- [EXERCISE BRIEF]
Make an exact copy of all the data.

- [SUPPLIED MATERIAL]
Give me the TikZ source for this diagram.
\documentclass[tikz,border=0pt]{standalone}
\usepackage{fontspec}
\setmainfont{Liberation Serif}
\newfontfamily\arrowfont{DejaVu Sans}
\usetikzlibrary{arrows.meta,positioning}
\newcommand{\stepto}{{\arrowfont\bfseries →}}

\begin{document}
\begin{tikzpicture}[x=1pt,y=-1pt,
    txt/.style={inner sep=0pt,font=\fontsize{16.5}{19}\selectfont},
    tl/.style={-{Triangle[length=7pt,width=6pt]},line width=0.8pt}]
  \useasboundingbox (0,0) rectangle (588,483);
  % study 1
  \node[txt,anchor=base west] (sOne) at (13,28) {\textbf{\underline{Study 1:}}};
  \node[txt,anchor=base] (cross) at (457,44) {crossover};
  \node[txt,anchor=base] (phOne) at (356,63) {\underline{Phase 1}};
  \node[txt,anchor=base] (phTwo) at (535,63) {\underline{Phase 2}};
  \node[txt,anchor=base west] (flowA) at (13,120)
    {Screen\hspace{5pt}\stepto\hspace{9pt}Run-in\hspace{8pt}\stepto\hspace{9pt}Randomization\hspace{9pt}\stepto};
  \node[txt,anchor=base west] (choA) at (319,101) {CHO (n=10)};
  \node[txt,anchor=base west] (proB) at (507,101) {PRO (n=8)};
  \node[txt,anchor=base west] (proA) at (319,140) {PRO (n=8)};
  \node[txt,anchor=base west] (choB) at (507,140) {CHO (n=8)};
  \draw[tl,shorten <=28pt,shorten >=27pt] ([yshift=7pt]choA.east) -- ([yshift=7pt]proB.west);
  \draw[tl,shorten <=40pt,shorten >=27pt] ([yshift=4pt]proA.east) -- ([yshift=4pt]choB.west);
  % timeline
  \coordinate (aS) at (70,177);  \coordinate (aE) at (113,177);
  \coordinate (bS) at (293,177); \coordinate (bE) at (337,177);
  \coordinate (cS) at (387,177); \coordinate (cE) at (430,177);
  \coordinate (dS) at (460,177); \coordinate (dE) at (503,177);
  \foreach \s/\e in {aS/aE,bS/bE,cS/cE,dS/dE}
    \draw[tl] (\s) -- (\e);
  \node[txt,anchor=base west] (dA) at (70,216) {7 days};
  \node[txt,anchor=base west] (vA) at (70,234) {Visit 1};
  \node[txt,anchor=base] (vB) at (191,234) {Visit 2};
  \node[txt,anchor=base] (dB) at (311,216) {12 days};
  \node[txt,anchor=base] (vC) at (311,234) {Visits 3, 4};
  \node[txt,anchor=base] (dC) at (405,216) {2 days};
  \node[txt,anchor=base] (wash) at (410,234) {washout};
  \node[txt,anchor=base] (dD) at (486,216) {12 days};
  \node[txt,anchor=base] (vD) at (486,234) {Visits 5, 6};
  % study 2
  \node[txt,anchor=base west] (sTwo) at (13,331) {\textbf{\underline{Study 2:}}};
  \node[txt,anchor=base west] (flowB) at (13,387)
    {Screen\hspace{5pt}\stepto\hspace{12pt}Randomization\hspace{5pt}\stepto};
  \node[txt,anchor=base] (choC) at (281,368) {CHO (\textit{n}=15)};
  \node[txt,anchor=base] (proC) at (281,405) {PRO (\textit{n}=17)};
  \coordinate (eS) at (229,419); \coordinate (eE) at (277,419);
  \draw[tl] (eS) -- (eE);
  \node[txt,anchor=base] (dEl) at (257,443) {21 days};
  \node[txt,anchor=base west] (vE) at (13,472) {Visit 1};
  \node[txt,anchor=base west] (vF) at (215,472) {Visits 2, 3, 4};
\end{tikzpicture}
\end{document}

- [FULL RESPONSE]
Give me the TikZ source for this diagram.
\documentclass[tikz,border=0pt]{standalone}
\usepackage{fontspec}
\setmainfont{Liberation Serif}
\newfontfamily\arrowfont{DejaVu Sans}
\usetikzlibrary{arrows.meta,positioning}
\newcommand{\stepto}{{\arrowfont\bfseries →}}

\begin{document}
\begin{tikzpicture}[x=1pt,y=-1pt,
    txt/.style={inner sep=0pt,font=\fontsize{16.5}{19}\selectfont},
    tl/.style={-{Triangle[length=7pt,width=6pt]},line width=0.8pt}]
  \useasboundingbox (0,0) rectangle (588,483);
  % study 1
  \node[txt,anchor=base west] (sOne) at (13,28) {\textbf{\underline{Study 1:}}};
  \node[txt,anchor=base] (cross) at (457,44) {crossover};
  \node[txt,anchor=base] (phOne) at (356,63) {\underline{Phase 1}};
  \node[txt,anchor=base] (phTwo) at (535,63) {\underline{Phase 2}};
  \node[txt,anchor=base west] (flowA) at (13,120)
    {Screen\hspace{5pt}\stepto\hspace{9pt}Run-in\hspace{8pt}\stepto\hspace{9pt}Randomization\hspace{9pt}\stepto};
  \node[txt,anchor=base west] (choA) at (319,101) {CHO (n=10)};
  \node[txt,anchor=base west] (proB) at (507,101) {PRO (n=8)};
  \node[txt,anchor=base west] (proA) at (319,140) {PRO (n=8)};
  \node[txt,anchor=base west] (choB) at (507,140) {CHO (n=8)};
  \draw[tl,shorten <=28pt,shorten >=27pt] ([yshift=7pt]choA.east) -- ([yshift=7pt]proB.west);
  \draw[tl,shorten <=40pt,shorten >=27pt] ([yshift=4pt]proA.east) -- ([yshift=4pt]choB.west);
  % timeline
  \coordinate (aS) at (70,177);  \coordinate (aE) at (113,177);
  \coordinate (bS) at (293,177); \coordinate (bE) at (337,177);
  \coordinate (cS) at (387,177); \coordinate (cE) at (430,177);
  \coordinate (dS) at (460,177); \coordinate (dE) at (503,177);
  \foreach \s/\e in {aS/aE,bS/bE,cS/cE,dS/dE}
    \draw[tl] (\s) -- (\e);
  \node[txt,anchor=base west] (dA) at (70,216) {7 days};
  \node[txt,anchor=base west] (vA) at (70,234) {Visit 1};
  \node[txt,anchor=base] (vB) at (191,234) {Visit 2};
  \node[txt,anchor=base] (dB) at (311,216) {12 days};
  \node[txt,anchor=base] (vC) at (311,234) {Visits 3, 4};
  \node[txt,anchor=base] (dC) at (405,216) {2 days};
  \node[txt,anchor=base] (wash) at (410,234) {washout};
  \node[txt,anchor=base] (dD) at (486,216) {12 days};
  \node[txt,anchor=base] (vD) at (486,234) {Visits 5, 6};
  % study 2
  \node[txt,anchor=base west] (sTwo) at (13,331) {\textbf{\underline{Study 2:}}};
  \node[txt,anchor=base west] (flowB) at (13,387)
    {Screen\hspace{5pt}\stepto\hspace{12pt}Randomization\hspace{5pt}\stepto};
  \node[txt,anchor=base] (choC) at (281,368) {CHO (\textit{n}=15)};
  \node[txt,anchor=base] (proC) at (281,405) {PRO (\textit{n}=17)};
  \coordinate (eS) at (229,419); \coordinate (eE) at (277,419);
  \draw[tl] (eS) -- (eE);
  \node[txt,anchor=base] (dEl) at (257,443) {21 days};
  \node[txt,anchor=base west] (vE) at (13,472) {Visit 1};
  \node[txt,anchor=base west] (vF) at (215,472) {Visits 2, 3, 4};
\end{tikzpicture}
\end{document}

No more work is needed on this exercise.